Mini Project 3: Clustering Movies Based on Characteristics
Table of Contents
Introduction #
The purpose of our study was to utilize machine learning techniques to effectively group movies with their characteristics in order to provide insights into applications such as market segmentation and recommendation settings.
Data #
We made use of a dataset that included information about various features of movies such as genre flags, popularity scores, runtime durations, and average viewer ratings. Furthermore, during our exploratory data analysis (EDA), we were able to assess certain measurements and the general presence of any missing values.
Methodology #
Exploratory Data Analysis #
- Examined the dataset’s structure (shape, number of rows and columns, missing values).

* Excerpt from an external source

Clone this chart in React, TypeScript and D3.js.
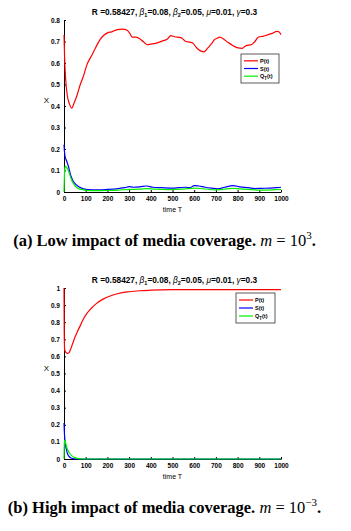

- Calculated the number of unique clusters identified during clustering and examined statistical summaries of quantitative features.

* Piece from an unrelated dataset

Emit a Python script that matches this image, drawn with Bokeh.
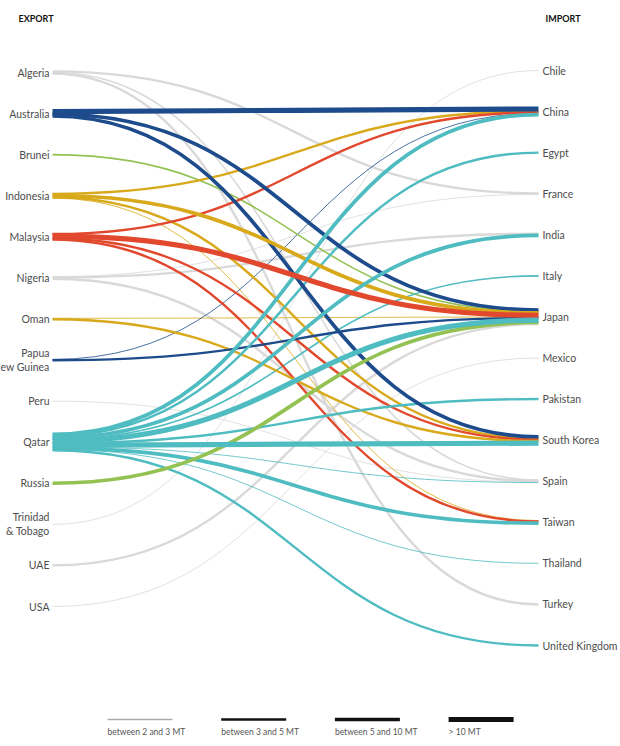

- Analyzed distributions of key features to visualize shape, potential outliers, center, and spread.
Feature Analysis #
- Visualized distributions using histograms and boxplots.
- Created scatter plot matrices to illustrate relationships and correlations between quantitative features.
- Generated a correlation heatmap to identify possible linear relationships between genre flags, popularity scores, runtime durations, and vote average ratings.
Clustering Preparation #
- Standardized features using
StandardScalerto ensure all features contributed equally to clustering, preventing features with larger scales from dominating distance calculations. - Determined the optimal number of clusters to be 5 using:
- Elbow Method: Assessed within-cluster sum of squares (WCSS) for different cluster counts, with the “elbow” point indicating diminishing returns when adding more clusters.
- Silhouette Scores: Measured how similar objects are to their own cluster compared to other clusters; higher silhouette scores indicate better-defined clusters.
Dimensionality Reduction #
We used two techniques to visualize high-dimensional data in 2D:
- Principal Component Analysis (PCA): Linear dimension reduction projecting data onto orthogonal axes maximizing variance to obtain uncorrelated principal components.
- t-Distributed Stochastic Neighbor Embedding (t-SNE): Nonlinear probabilistic algorithm minimizing Kullback–Leibler divergence between joint probability distributions of high-dimensional and low-dimensional data to preserve local neighborhood structure for visualization.
K-means Clustering #
- Used K-means to group movies into the five identified clusters.
- Visualized resulting clusters in both PCA and t-SNE 2D projected spaces to observe separation and distribution.
- Analyzed cluster characteristics:
- Genre composition: Percentage of each genre within each cluster to identify dominant genres.
- Average popularity, runtime, and vote averages for each cluster.
- Sample movie titles to provide concrete examples from each group.
Discussion #
Our analysis found that movie features like popularity, runtime, and vote averages are roughly normally distributed with some outliers, and that genres have low correlations with these features. Using both elbow and silhouette methods, we determined that five clusters were optimal.
We then used PCA and t-SNE to simplify the data into two dimensions, making it easier to see how movies cluster together. t-SNE did a better job of separating similar movies into distinct groups.
Here’s what we found:
- Cluster 0 mostly includes Action and Drama movies, with some Sci-Fi mixed in.
- Cluster 1 is almost entirely Comedy.
- Cluster 2 has a mix of Action, Drama, and Comedy.
- Cluster 3 is made up entirely of Horror movies.
- Cluster 4 is most diverse, including Comedy, Drama, Romance, Action, and Sci-Fi.
These insights show that our data naturally groups movies by genre and performance, which can be useful for things like recommendation systems, marketing strategies, and understanding viewer preferences.